A headline in The Hill today, reporting on the likely passage of a bipartisan infrastructure bill, reads, “Senate GOP poised to give Biden huge political victory.” An obvious question is why. Politics is a zero-sum competition, and giving President Biden a huge win necessarily makes it harder for Republicans to win back Congress and the presidency. Although Republicans have supported bipartisan legislation before, they have usually done so by working quietly behind the scenes. Here, by letting their primary adversary “win” at his goal of passing a bipartisan law, they are taking an L for their own team.
The peculiarity of the decision is why I expected that the law would be defeated. And while I didn’t make any guarantees, the outcome is going in the opposite direction of what I expected, so it’s worth trying to understand why.
Mitch McConnell is probably not happy about handing Joe Biden a signature win, but what seems to have overridden that concern is two factors on the other side of the ledger. First, Republicans believe, or at least hope, that passing a bipartisan infrastructure bill will reduce the likelihood of passing a much larger Democratic budget bill later this year (or at least reduce its expected size).

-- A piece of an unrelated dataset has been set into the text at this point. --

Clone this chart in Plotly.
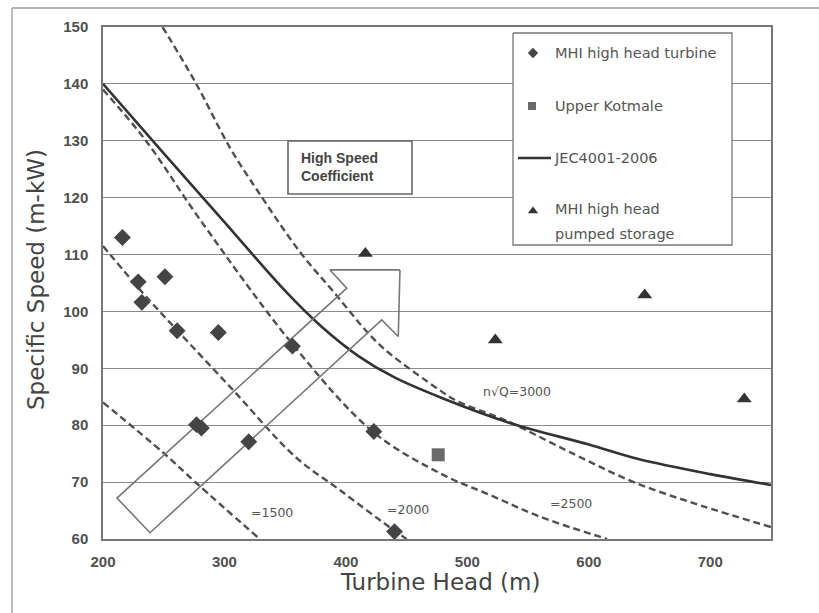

The hope of buying down the next big bill has been a major reason Republicans signed on to infrastructure in the first place. Of course, that logic is far from assured. The biggest reason Republican senators backed off the deal after its first splashy Rose Garden announcement was probably the fact that Senator Joe Manchin had told reporters he would be supporting a reconciliation bill later. Democratic senators have been cagey about their intentions, but Senator Kyrsten Sinema has said the $3.5 trillion price tag is too high for her.
McConnell seems to have taken the view that moderate Democratic senators can have their appetites at least partially sated by a bipartisan bill. That calculation may well be wrong, and indeed I think it will be: Signing a popular bipartisan bill could just as easily give Biden more political capital to pass the next one. On the other hand, McConnell has more contact with the pivotal Democratic senators than I do and may have some basis for his calculation.
Second, and more important, McConnell sees the infrastructure bill as a chance to defend the legislative filibuster. He helped create the existing Senate rules, and they serve his purposes almost perfectly. The measures McConnell wants to pass (confirming judges, defunding programs, and cutting taxes) need just 50 votes, while most of the measures he doesn’t care for (writing new laws, passing some of his own party’s more radical social legislation) need 60 votes.
McConnell is obviously concerned that Democrats will weaken or eliminate the supermajority threshold for non-budget legislation, and he has instructed his allies to praise Manchin and Sinema for their support of the status quo. McConnell likely calculates that killing an infrastructure bill increases the risk that Democrats may decide the system doesn’t work and needs reform. The most telling line he uttered by way of explaining his support for the infrastructure bill was “Bills that deserve to pass this chamber are not having a hard time passing it.”
McConnell’s strategy is to use the infrastructure bill to press his case that the legislative supermajority blocks only bad bills.
Of course, one conclusion to be drawn here is that the threat of reforming the Senate rules is what gives Democrats leverage. If McConnell weren’t at least a little worried about the filibuster being rolled back, he might not allow the bipartisan bill to go forward. Which is to say, if Democratic senators want bipartisanship to continue, they need to keep the threat of Senate reform on the table.